[start Provided data]

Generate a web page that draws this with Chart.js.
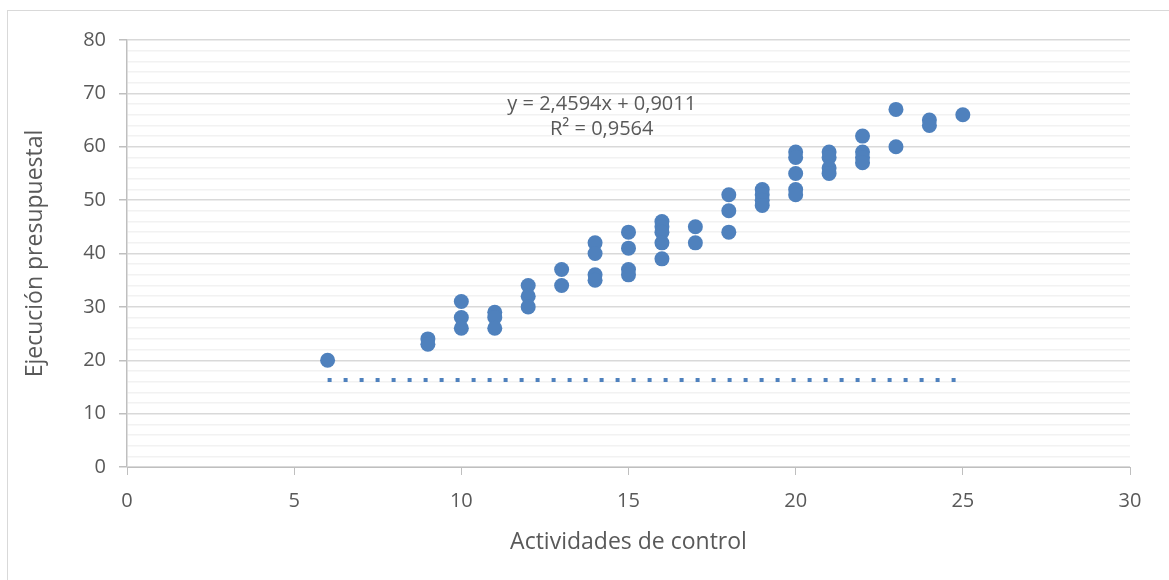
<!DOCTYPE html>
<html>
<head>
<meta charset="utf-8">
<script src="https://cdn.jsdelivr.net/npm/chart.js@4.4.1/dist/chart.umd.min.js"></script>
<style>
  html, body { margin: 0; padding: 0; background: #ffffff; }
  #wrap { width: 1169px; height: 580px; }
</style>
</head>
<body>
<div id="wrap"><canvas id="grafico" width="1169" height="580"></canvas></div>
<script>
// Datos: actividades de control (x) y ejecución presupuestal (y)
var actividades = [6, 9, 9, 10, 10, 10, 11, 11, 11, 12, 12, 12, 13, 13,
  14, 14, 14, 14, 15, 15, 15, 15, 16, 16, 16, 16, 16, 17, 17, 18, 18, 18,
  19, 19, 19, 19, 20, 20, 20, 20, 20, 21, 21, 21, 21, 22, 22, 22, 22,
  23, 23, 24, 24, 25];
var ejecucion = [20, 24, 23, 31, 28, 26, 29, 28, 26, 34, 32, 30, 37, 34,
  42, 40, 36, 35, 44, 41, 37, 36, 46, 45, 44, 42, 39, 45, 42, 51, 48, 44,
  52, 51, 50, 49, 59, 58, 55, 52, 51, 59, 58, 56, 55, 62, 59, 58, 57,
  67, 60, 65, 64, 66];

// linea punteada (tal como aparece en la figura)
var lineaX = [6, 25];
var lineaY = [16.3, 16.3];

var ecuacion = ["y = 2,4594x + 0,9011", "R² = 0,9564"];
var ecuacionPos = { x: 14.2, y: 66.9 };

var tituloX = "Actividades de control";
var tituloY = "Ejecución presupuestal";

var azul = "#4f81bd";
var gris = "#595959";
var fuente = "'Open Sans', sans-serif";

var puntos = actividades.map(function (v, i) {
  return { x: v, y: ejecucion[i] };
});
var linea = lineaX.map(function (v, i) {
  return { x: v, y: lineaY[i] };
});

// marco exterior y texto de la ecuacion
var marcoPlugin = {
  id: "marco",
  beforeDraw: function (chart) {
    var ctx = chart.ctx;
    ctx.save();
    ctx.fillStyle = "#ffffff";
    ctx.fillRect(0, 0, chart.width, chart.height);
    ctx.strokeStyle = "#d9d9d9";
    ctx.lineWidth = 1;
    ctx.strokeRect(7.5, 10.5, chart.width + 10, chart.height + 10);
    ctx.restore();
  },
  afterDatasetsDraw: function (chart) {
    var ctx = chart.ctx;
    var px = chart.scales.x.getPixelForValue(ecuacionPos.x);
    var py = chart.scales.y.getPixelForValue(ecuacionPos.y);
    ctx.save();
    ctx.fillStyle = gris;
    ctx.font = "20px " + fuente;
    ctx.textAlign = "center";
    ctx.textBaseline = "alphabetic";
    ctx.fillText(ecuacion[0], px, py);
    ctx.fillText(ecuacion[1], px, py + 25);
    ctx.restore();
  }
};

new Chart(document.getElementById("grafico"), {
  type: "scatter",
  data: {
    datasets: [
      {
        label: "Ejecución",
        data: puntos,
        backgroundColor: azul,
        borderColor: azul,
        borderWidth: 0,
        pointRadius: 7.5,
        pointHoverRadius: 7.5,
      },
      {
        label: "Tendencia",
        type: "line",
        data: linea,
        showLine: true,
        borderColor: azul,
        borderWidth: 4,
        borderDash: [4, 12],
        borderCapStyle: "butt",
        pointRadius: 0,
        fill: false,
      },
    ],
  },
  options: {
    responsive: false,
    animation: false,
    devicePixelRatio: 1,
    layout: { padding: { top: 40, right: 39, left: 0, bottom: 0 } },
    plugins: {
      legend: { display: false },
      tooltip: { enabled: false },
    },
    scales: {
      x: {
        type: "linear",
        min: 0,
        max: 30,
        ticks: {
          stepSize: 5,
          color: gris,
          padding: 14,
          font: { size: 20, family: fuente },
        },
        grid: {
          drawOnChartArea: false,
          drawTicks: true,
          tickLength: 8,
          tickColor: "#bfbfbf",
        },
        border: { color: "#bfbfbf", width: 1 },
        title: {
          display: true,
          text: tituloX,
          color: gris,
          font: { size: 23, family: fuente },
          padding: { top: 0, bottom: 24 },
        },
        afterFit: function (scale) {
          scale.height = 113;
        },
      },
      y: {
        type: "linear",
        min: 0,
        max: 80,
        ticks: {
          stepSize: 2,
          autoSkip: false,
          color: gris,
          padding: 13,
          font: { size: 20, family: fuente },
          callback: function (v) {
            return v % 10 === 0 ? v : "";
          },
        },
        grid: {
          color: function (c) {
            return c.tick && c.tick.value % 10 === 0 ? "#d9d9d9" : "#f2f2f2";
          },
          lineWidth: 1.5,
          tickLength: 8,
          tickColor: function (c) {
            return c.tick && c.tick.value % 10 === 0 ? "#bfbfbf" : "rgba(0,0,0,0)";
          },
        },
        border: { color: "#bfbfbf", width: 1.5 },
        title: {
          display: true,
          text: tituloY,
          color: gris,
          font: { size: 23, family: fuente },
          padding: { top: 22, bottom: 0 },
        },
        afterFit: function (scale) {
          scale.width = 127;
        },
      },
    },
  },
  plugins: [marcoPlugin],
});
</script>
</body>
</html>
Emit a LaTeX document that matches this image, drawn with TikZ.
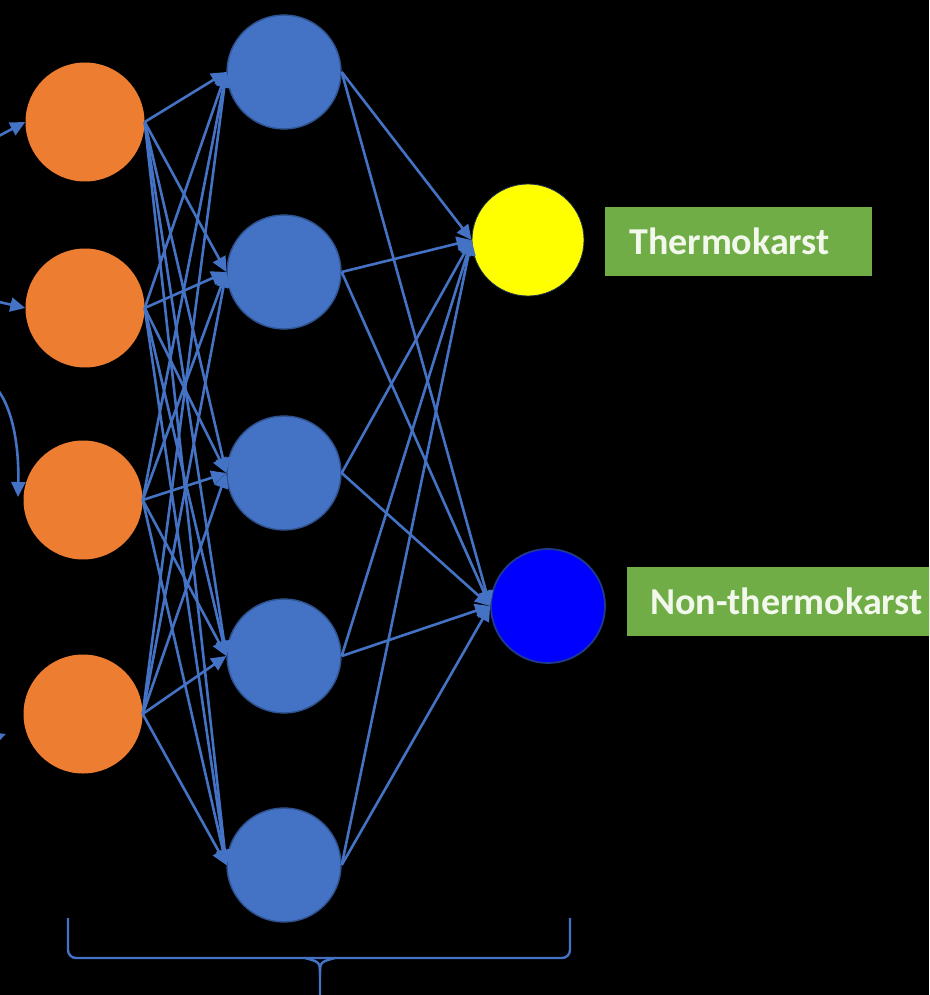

[end Provided data]

Skip the pictures and print each record exactly as it stands.

Generate a web page that draws this with Chart.js.
<!DOCTYPE html>
<html>
<head>
<meta charset="utf-8">
<script src="https://cdn.jsdelivr.net/npm/chart.js@4.4.1/dist/chart.umd.min.js"></script>
<style>
  html, body { margin: 0; padding: 0; background: #ffffff; }
  #wrap { width: 1169px; height: 580px; }
</style>
</head>
<body>
<div id="wrap"><canvas id="grafico" width="1169" height="580"></canvas></div>
<script>
// Datos: actividades de control (x) y ejecución presupuestal (y)
var actividades = [6, 9, 9, 10, 10, 10, 11, 11, 11, 12, 12, 12, 13, 13,
  14, 14, 14, 14, 15, 15, 15, 15, 16, 16, 16, 16, 16, 17, 17, 18, 18, 18,
  19, 19, 19, 19, 20, 20, 20, 20, 20, 21, 21, 21, 21, 22, 22, 22, 22,
  23, 23, 24, 24, 25];
var ejecucion = [20, 24, 23, 31, 28, 26, 29, 28, 26, 34, 32, 30, 37, 34,
  42, 40, 36, 35, 44, 41, 37, 36, 46, 45, 44, 42, 39, 45, 42, 51, 48, 44,
  52, 51, 50, 49, 59, 58, 55, 52, 51, 59, 58, 56, 55, 62, 59, 58, 57,
  67, 60, 65, 64, 66];

// linea punteada (tal como aparece en la figura)
var lineaX = [6, 25];
var lineaY = [16.3, 16.3];

var ecuacion = ["y = 2,4594x + 0,9011", "R² = 0,9564"];
var ecuacionPos = { x: 14.2, y: 66.9 };

var tituloX = "Actividades de control";
var tituloY = "Ejecución presupuestal";

var azul = "#4f81bd";
var gris = "#595959";
var fuente = "'Open Sans', sans-serif";

var puntos = actividades.map(function (v, i) {
  return { x: v, y: ejecucion[i] };
});
var linea = lineaX.map(function (v, i) {
  return { x: v, y: lineaY[i] };
});

// marco exterior y texto de la ecuacion
var marcoPlugin = {
  id: "marco",
  beforeDraw: function (chart) {
    var ctx = chart.ctx;
    ctx.save();
    ctx.fillStyle = "#ffffff";
    ctx.fillRect(0, 0, chart.width, chart.height);
    ctx.strokeStyle = "#d9d9d9";
    ctx.lineWidth = 1;
    ctx.strokeRect(7.5, 10.5, chart.width + 10, chart.height + 10);
    ctx.restore();
  },
  afterDatasetsDraw: function (chart) {
    var ctx = chart.ctx;
    var px = chart.scales.x.getPixelForValue(ecuacionPos.x);
    var py = chart.scales.y.getPixelForValue(ecuacionPos.y);
    ctx.save();
    ctx.fillStyle = gris;
    ctx.font = "20px " + fuente;
    ctx.textAlign = "center";
    ctx.textBaseline = "alphabetic";
    ctx.fillText(ecuacion[0], px, py);
    ctx.fillText(ecuacion[1], px, py + 25);
    ctx.restore();
  }
};

new Chart(document.getElementById("grafico"), {
  type: "scatter",
  data: {
    datasets: [
      {
        label: "Ejecución",
        data: puntos,
        backgroundColor: azul,
        borderColor: azul,
        borderWidth: 0,
        pointRadius: 7.5,
        pointHoverRadius: 7.5,
      },
      {
        label: "Tendencia",
        type: "line",
        data: linea,
        showLine: true,
        borderColor: azul,
        borderWidth: 4,
        borderDash: [4, 12],
        borderCapStyle: "butt",
        pointRadius: 0,
        fill: false,
      },
    ],
  },
  options: {
    responsive: false,
    animation: false,
    devicePixelRatio: 1,
    layout: { padding: { top: 40, right: 39, left: 0, bottom: 0 } },
    plugins: {
      legend: { display: false },
      tooltip: { enabled: false },
    },
    scales: {
      x: {
        type: "linear",
        min: 0,
        max: 30,
        ticks: {
          stepSize: 5,
          color: gris,
          padding: 14,
          font: { size: 20, family: fuente },
        },
        grid: {
          drawOnChartArea: false,
          drawTicks: true,
          tickLength: 8,
          tickColor: "#bfbfbf",
        },
        border: { color: "#bfbfbf", width: 1 },
        title: {
          display: true,
          text: tituloX,
          color: gris,
          font: { size: 23, family: fuente },
          padding: { top: 0, bottom: 24 },
        },
        afterFit: function (scale) {
          scale.height = 113;
        },
      },
      y: {
        type: "linear",
        min: 0,
        max: 80,
        ticks: {
          stepSize: 2,
          autoSkip: false,
          color: gris,
          padding: 13,
          font: { size: 20, family: fuente },
          callback: function (v) {
            return v % 10 === 0 ? v : "";
          },
        },
        grid: {
          color: function (c) {
            return c.tick && c.tick.value % 10 === 0 ? "#d9d9d9" : "#f2f2f2";
          },
          lineWidth: 1.5,
          tickLength: 8,
          tickColor: function (c) {
            return c.tick && c.tick.value % 10 === 0 ? "#bfbfbf" : "rgba(0,0,0,0)";
          },
        },
        border: { color: "#bfbfbf", width: 1.5 },
        title: {
          display: true,
          text: tituloY,
          color: gris,
          font: { size: 23, family: fuente },
          padding: { top: 22, bottom: 0 },
        },
        afterFit: function (scale) {
          scale.width = 127;
        },
      },
    },
  },
  plugins: [marcoPlugin],
});
</script>
</body>
</html>
Emit a LaTeX document that matches this image, drawn with TikZ.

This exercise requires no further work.